The attitude of liberals toward markets has always been that they’re the necessary but not sufficient condition of the modernity we can discern in civil society—the widening gap or difference between the state and the household.  “Commercial society,” as Smith, Ferguson, and others called it, happened when markets became the organizing principle of everyday life.  Hegel followed their lead, but he was always trying to demonstrate that commerce, markets, and their attendants were embedded in a larger social web that included the family and the state.  In that sense, none of them—those originary liberals—thought that the market was a self-regulating mechanism.

So the intriguing historical shift in view is this.  In the 19th century, the Manchester School types but also the anti-capitalist movements over here, the National Labor Union, the Knights of Labor, and the Populists, ca. 1867-1896, assumed that a free, competitive market would produce equality by subjecting all participants to the same anonymous laws of supply and demand.  The threats to this political function of the market, so conceived, were large–scale business enterprise (corporations) and the state itself, either of which could distort or manipulate those anonymous laws.  The self-regulating market, and with it equality, were at risk because these unnatural externalities could undermine or rewrite such laws.

In the 20th century, well, at least until the 1980s, the corporate liberals assumed something else altogether, that the market itself was the problem.  Corporations and the state were neither unnatural nor external to the marketthey were organic, constituent elements of the market, and they were the only ways to salvage the civilizing functions of the market, something which, corporate liberals rightly claimed, had self-destructed in the late-19th century.   The market was no longer something to be treated as an intellectually impenetrable system that might permit equality, it was instead a means to the end of variegated social purposes.  The Progressive Era was the register of this shift.  It changed the meaning of liberalism as well as the market.

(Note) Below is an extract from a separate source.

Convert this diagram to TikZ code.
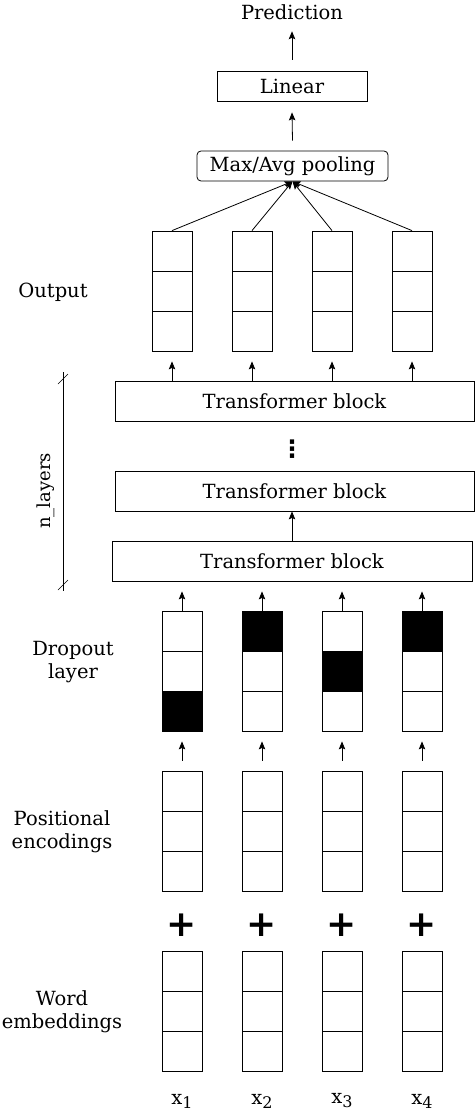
\documentclass[tikz,border=0pt]{standalone}
\usepackage{fontspec}
\setmainfont{DejaVu Serif}
\setsansfont{DejaVu Sans}
\usetikzlibrary{calc,positioning,arrows.meta}

\begin{document}
\begin{tikzpicture}[x=1pt,y=-1pt,line width=0.8pt,
  font=\fontsize{19.5}{23}\selectfont,
  cell/.style={draw,minimum width=40pt,minimum height=40pt,inner sep=0pt},
  blackcell/.style={cell,fill=black},
  block/.style={draw,minimum height=40pt,inner sep=0pt},
  side/.style={align=center},
  arr/.style={-{Stealth[length=8pt,width=6.5pt,inset=1.5pt]}}]
\useasboundingbox (0,0) rectangle (475,1115);
% top: prediction, linear, pooling
\node (pred) at (292,12) {Prediction};
\node[block,minimum width=150pt,minimum height=30pt] (lin) at (292,86) {Linear};
\node[block,rounded corners=4pt,minimum width=191pt,minimum height=30pt] (pool) at (292.5,166) {Max/Avg pooling};
\draw[arr] ($(lin.north)+(0,-11)$) -- ($(pred.south)+(0,8)$);
\draw[arr] ($(pool.north)+(0,-10)$) -- ($(lin.south)+(0,11)$);
% output columns
\node (outlab) at (53,292) {Output};
\foreach \i/\x in {1/172,2/252,3/332,4/412} {
  \foreach \r in {1,2,3}
    \node[cell] (o\i\r) at (\x,211+40*\r) {};
  \draw[arr] (o\i1.north) -- (pool.south);
}
% transformer blocks
\node[block,minimum width=359pt] (t3) at (294.5,401) {Transformer block};
\node[font=\sffamily\bfseries\fontsize{24}{24}\selectfont] (vdots) at (292,449) {⋮};
\node[block,minimum width=359pt] (t2) at (294.5,491) {Transformer block};
\node[block,minimum width=360pt] (t1) at (292,561) {Transformer block};
\draw[arr] (t1.north -| lin.south) -- (t2.south -| lin.south);
\foreach \i in {1,...,4}
  \draw[arr] (t3.north -| o\i3.south) -- ($(o\i3.south)+(0,10)$);
% n_layers bracket
\coordinate (nt) at (63,372);
\coordinate (nb) at (63,591);
\draw[line width=0.6pt] (nt) -- (nb);
\draw[line width=0.6pt] ($(nt)+(-5,12)$) -- ++(10,-10);
\draw[line width=0.6pt] ($(nb)+(-5,-1)$) -- ++(10,-10);
\node[rotate=90,font=\fontsize{18}{20}\selectfont] (nlab) at (46,491) {n\_layers};
% dropout layer
\node[side] (droplab) at (73,662) {Dropout\\layer};
\foreach \i/\x/\b in {1/182/3,2/262/1,3/342/2,4/422/1} {
  \foreach \r in {1,2,3} {
    \ifnum\r=\b
      \node[blackcell] (d\i\r) at (\x,591+40*\r) {};
    \else
      \node[cell] (d\i\r) at (\x,591+40*\r) {};
    \fi
  }
  \draw[arr] (d\i1.north) -- ($(t1.south -| d\i1.north)+(0,10)$);
}
% positional encodings
\node[side] (poslab) at (62,832) {Positional\\encodings};
\foreach \i/\x in {1/182,2/262,3/342,4/422} {
  \foreach \r in {1,2,3}
    \node[cell] (p\i\r) at (\x,751+40*\r) {};
  \draw[arr] ($(p\i1.north)+(0,-10)$) -- ($(d\i3.south)+(0,10)$);
  \node[font=\sffamily\bfseries\fontsize{36}{36}\selectfont] (plus\i) at (\x,925) {+};
}
% word embeddings
\node[side] (wordlab) at (62,1012) {Word\\embeddings};
\foreach \i/\x in {1/182,2/262,3/342,4/422} {
  \foreach \r in {1,2,3}
    \node[cell] (w\i\r) at (\x,931+40*\r) {};
  \node (x\i) at (\x,1101) {x\raisebox{-4pt}{\fontsize{16}{16}\selectfont\i}};
}
\end{tikzpicture}
\end{document}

Until the 1970s, that liberal assumption—the market itself was the problem—prevailed.   Neoliberalism turned that assumption into a question.  It was, and is, a bipartisan movement.  Deregulation as promoted by Kennedy and Carter was at least as important, for example, as supply-side economics as pimped by Reagan and Kemp, in selling this new brand of liberalism.

AH:  Now you’re pointing us toward Ludwig von Mises, Friedrich von Hayek, Milton Friedman. If that’s where you’re headed, let’s stop here and regroup for another session.